Minh Hanh, l'une des stylistes de mode les plus créatives de Saigon, raconte que la censure exige des mannequins de ne pas montrer dans les défilés plus de cinq centimètres de ventre dénudé :
- La mode est très importante dans un pays. C'est une pratique culturelle et économique. Ici, les femmes veulent toutes porter des jeans et non le ao dai (NDLR : la tunique traditionnelle). Elles vont en discothèque et sont indépendantes. Les Vietnamiens adorent la mode et il y a une nouvelle génération de jeunes créateurs de 20-25 ans. Mais nous n'avons pas d'école de stylisme et nous manquons d'information sur la mode internationale.

Les défilés entrecoupés d'un spectacle de danse et de chansons font salle comble. Au Théâtre de la Paix, l'on se retrouve, toutes générations confondues, pour un show où les top-modèles vietnamienes, coiffées comme des actrices de Tarantino, défilent avec une gestuelle tantôt glamour, tantôt sexy. C'est encore la guerre : des fumigènes enveloppent sans cesse la piste.
- Nous sommes surpris de pouvoir montrer une telle chorégraphie au Vietnam, confie l'une des organisatrices singapouriennes.

A la fin de la représentation, il sera encore temps pour les plus jeunes d'aller s'éclater sur la musique techno du Liquid et hip-hop du Space Ship où les filles dansent lunettes de soleil au nez, portable à la main et carburent au cognac Hennessy à 100 dollars la bouteille.

Mais après les dollars et la fête, les idées ont la gueule de bois. Certes, les Vietnamiens peuvent faire fortune à Saigon, rouler en Mercedes, acheter des diamants gros comme le Ritz payés cash, et des terrains dont le mètre carré dépasse les 3 000 dollars.
- Mais la politique, ils s'en foutent, constate un Français installé depuis de longues années à Saigon.
- Je n'ai jamais vu une société aussi individualiste, déplore un homme d'affaires britannique.

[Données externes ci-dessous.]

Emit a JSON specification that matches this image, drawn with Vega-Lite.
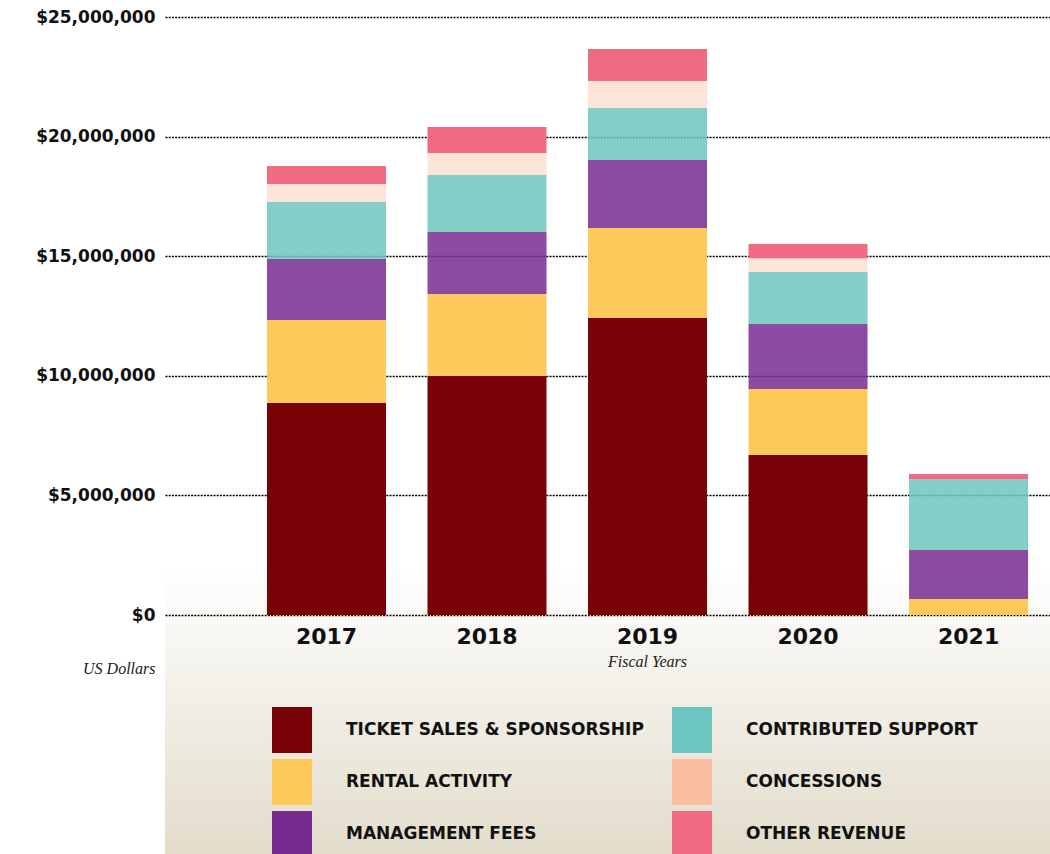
{
  "$schema": "https://vega.github.io/schema/vega-lite/v6.json",
  "width": 885,
  "height": 837,
  "autosize": {"type": "none"},
  "padding": {"left": 165, "top": 17, "right": 0, "bottom": 0},
  "background": "white",
  "config": {
    "view": {
      "stroke": null,
      "fill": {
        "gradient": "linear",
        "x1": 0, "y1": 0, "x2": 0, "y2": 1,
        "stops": [
          {"offset": 0, "color": "#ffffff"},
          {"offset": 0.655, "color": "#ffffff"},
          {"offset": 1, "color": "#e2dccb"}
        ]
      }
    }
  },
  "data": {
    "values": [
      {"year": "2017", "category": "TICKET SALES & SPONSORSHIP", "amount": 8860000},
      {"year": "2017", "category": "RENTAL ACTIVITY", "amount": 3470000},
      {"year": "2017", "category": "MANAGEMENT FEES", "amount": 2550000},
      {"year": "2017", "category": "CONTRIBUTED SUPPORT", "amount": 2390000},
      {"year": "2017", "category": "CONCESSIONS", "amount": 750000},
      {"year": "2017", "category": "OTHER REVENUE", "amount": 750000},
      {"year": "2018", "category": "TICKET SALES & SPONSORSHIP", "amount": 9990000},
      {"year": "2018", "category": "RENTAL ACTIVITY", "amount": 3430000},
      {"year": "2018", "category": "MANAGEMENT FEES", "amount": 2590000},
      {"year": "2018", "category": "CONTRIBUTED SUPPORT", "amount": 2380000},
      {"year": "2018", "category": "CONCESSIONS", "amount": 920000},
      {"year": "2018", "category": "OTHER REVENUE", "amount": 1090000},
      {"year": "2019", "category": "TICKET SALES & SPONSORSHIP", "amount": 12420000},
      {"year": "2019", "category": "RENTAL ACTIVITY", "amount": 3760000},
      {"year": "2019", "category": "MANAGEMENT FEES", "amount": 2840000},
      {"year": "2019", "category": "CONTRIBUTED SUPPORT", "amount": 2180000},
      {"year": "2019", "category": "CONCESSIONS", "amount": 1120000},
      {"year": "2019", "category": "OTHER REVENUE", "amount": 1340000},
      {"year": "2020", "category": "TICKET SALES & SPONSORSHIP", "amount": 6690000},
      {"year": "2020", "category": "RENTAL ACTIVITY", "amount": 2760000},
      {"year": "2020", "category": "MANAGEMENT FEES", "amount": 2720000},
      {"year": "2020", "category": "CONTRIBUTED SUPPORT", "amount": 2170000},
      {"year": "2020", "category": "CONCESSIONS", "amount": 570000},
      {"year": "2020", "category": "OTHER REVENUE", "amount": 600000},
      {"year": "2021", "category": "TICKET SALES & SPONSORSHIP", "amount": 0},
      {"year": "2021", "category": "RENTAL ACTIVITY", "amount": 670000},
      {"year": "2021", "category": "MANAGEMENT FEES", "amount": 2050000},
      {"year": "2021", "category": "CONTRIBUTED SUPPORT", "amount": 2950000},
      {"year": "2021", "category": "CONCESSIONS", "amount": 0},
      {"year": "2021", "category": "OTHER REVENUE", "amount": 220000}
    ]
  },
  "mark": {"type": "bar"},
  "encoding": {
    "x": {
      "field": "year",
      "type": "nominal",
      "scale": {"paddingInner": 0.2586, "paddingOuter": 0.386, "align": 0.823},
      "axis": {
        "offset": -239,
        "domain": false,
        "ticks": false,
        "labelAngle": 0,
        "labelPadding": 11,
        "labelFont": "DejaVu Sans",
        "labelFontSize": 22,
        "labelFontWeight": "bold",
        "labelColor": "#111111",
        "title": "Fiscal Years",
        "titleX": 482,
        "titleY": 46,
        "titleAlign": "center",
        "titleBaseline": "middle",
        "titleFont": "Liberation Serif",
        "titleFontStyle": "italic",
        "titleFontWeight": "normal",
        "titleFontSize": 16,
        "titleColor": "#222222"
      }
    },
    "y": {
      "field": "amount",
      "type": "quantitative",
      "stack": "zero",
      "scale": {"domain": [0, 25000000], "range": [598, 0], "nice": false},
      "axis": {
        "values": [0, 5000000, 10000000, 15000000, 20000000, 25000000],
        "labelExpr": "'$' + format(datum.value, ',')",
        "domain": false,
        "ticks": false,
        "grid": true,
        "gridColor": "#000000",
        "gridDash": [2, 1.2],
        "gridWidth": 1.6,
        "labelPadding": 10,
        "labelFont": "DejaVu Sans",
        "labelFontSize": 17,
        "labelFontWeight": "bold",
        "labelColor": "#111111",
        "title": "US Dollars",
        "titleAngle": 0,
        "titleX": -10,
        "titleY": 651,
        "titleAlign": "right",
        "titleBaseline": "middle",
        "titleFont": "Liberation Serif",
        "titleFontStyle": "italic",
        "titleFontWeight": "normal",
        "titleFontSize": 16,
        "titleColor": "#222222"
      }
    },
    "color": {
      "field": "category",
      "type": "nominal",
      "sort": ["TICKET SALES & SPONSORSHIP", "RENTAL ACTIVITY", "MANAGEMENT FEES", "CONTRIBUTED SUPPORT", "CONCESSIONS", "OTHER REVENUE"],
      "scale": {
        "domain": ["TICKET SALES & SPONSORSHIP", "RENTAL ACTIVITY", "MANAGEMENT FEES", "CONTRIBUTED SUPPORT", "CONCESSIONS", "OTHER REVENUE"],
        "range": ["#790206", "#fec95b", "#772b8f", "#6cc5be", "#f9bea1", "#f06b82"]
      },
      "legend": {
        "orient": "none",
        "legendX": 104,
        "legendY": 690,
        "columns": 2,
        "title": null,
        "padding": 0,
        "symbolType": "M-0.87,-1H0.87V1H-0.87Z",
        "symbolSize": 2116,
        "symbolStrokeWidth": 0,
        "symbolOpacity": 1,
        "labelFont": "DejaVu Sans",
        "labelFontSize": 17,
        "labelFontWeight": "bold",
        "labelColor": "#111111",
        "labelOffset": 31,
        "labelLimit": 500,
        "rowPadding": 6,
        "columnPadding": 25,
        "zindex": 1,
        "encode": {
          "symbols": {"update": {"opacity": {"value": 1}, "fillOpacity": {"value": 1}}}
        }
      }
    },
    "fillOpacity": {
      "field": "category",
      "type": "nominal",
      "scale": {
        "type": "ordinal",
        "domain": ["TICKET SALES & SPONSORSHIP", "RENTAL ACTIVITY", "MANAGEMENT FEES", "CONTRIBUTED SUPPORT", "CONCESSIONS", "OTHER REVENUE"],
        "range": [1, 1, 0.85, 0.84, 0.42, 1]
      },
      "legend": null
    },
    "order": {"field": "color_category_sort_index", "type": "quantitative", "sort": "ascending"}
  }
}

La révolution culturelle se cherche au Vietnam des agitateurs charismatiques. La movida saigonnaise aurait besoin de son Almodovar. Au cinéma, le conventionnel Dancing Girl est l'un des rares films à avoir remporté un peu de succès. En littérature, il n'y a pas d'écrivain vietnamien universel depuis Vu Trong Phung. En revanche, dans le domaine de la peinture, émergent de nouvelles figures comme Nguyên Diêu Thuy, admiratrice de Dubuffet. Elle vend ses toiles par internet, expose à l'étranger, suscite l'admiration de la jeune bourgeoisie de Saigon.

Que penserait Hô Chi Minh de ce nouveau Vietnam qui apparemment prend le contre-pied de l'idéal socialiste ? Paradoxe : il ne le renierait pas. Dans son livre l'Innocence perdue, le journaliste américain Neil Sheehan rappelle : «N'oublions pas qu'en 1946, pour chasser les Français, Hô Chi Minh avait proposé aux Américains de transformer le Vietnam en un "domaine fertile pour leurs capitaux et leurs entreprises".» Mais, en 2003, ce sont les Vietnamiens qui détiennent les capitaux et les entreprises. Leurs dollars alimenteront le feu craché par le dragon vietnamien ou entraîneront une seconde chute de Saigon. Les petits-neveux de l'Oncle Hô ne doivent pas oublier que l'argent est aussi une guerre sale qui ne se déroule plus dans les rizières, mais sur écrans numériques.